After the confusion settled and the rocket was secured it was time to head back to the motel. The morning’s ride was a real gab-fest compared to the ride back that evening. Our faces were longer than the gift exchange lines at K-Mart the day after Xmas. We’d been informed that the damage to the rocket was too extensive to repair, that this launch was scrubbed and a review was pending to determine fault.
The remaining days of packing and cleanup were filled with a common sense of loss. Like a friend who unexpectedly died, this launch was gone and there was nothing we could do to bring it back. Despite knowing that I really couldn’t have been expected to prevent this calamity, I still was tortured by feelings of guilt. Why didn’t I notice the squibs were armed but not subsequently dis-armed?

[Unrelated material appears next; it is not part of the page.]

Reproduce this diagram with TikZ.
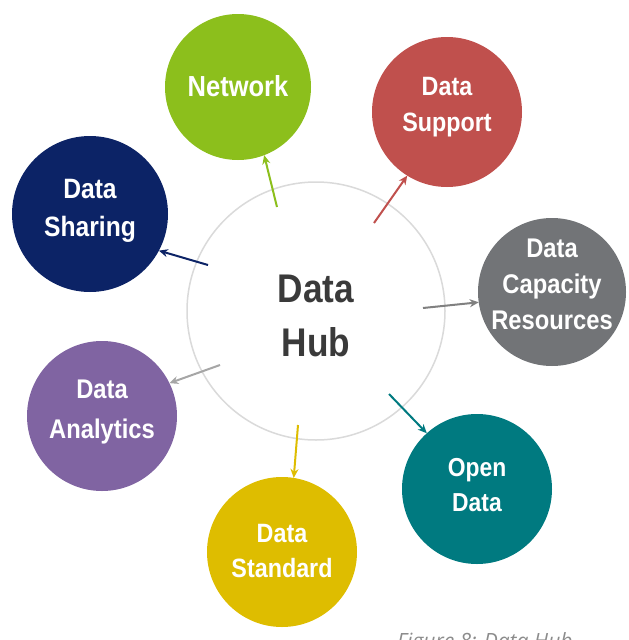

I was later told the official report noted that the agency who wrote the practice countdown had left out that vital step and that Space Vector was found blameless. Somehow this acquittal left me with a twinge of of guilt, even to this day. I should’ve paid more attention and thought more about just what was going on, despite being overwhelmed by the wonder of White Sands and the desparate lonliness of a young fool who lost in love.
It was that desparation and lonliness that caused me to quit the best job a guy could have to embark on a year-long sojourn of self discovery across California and Oregon in a 1966 VW Westphalia van. But that, as they say, is another story.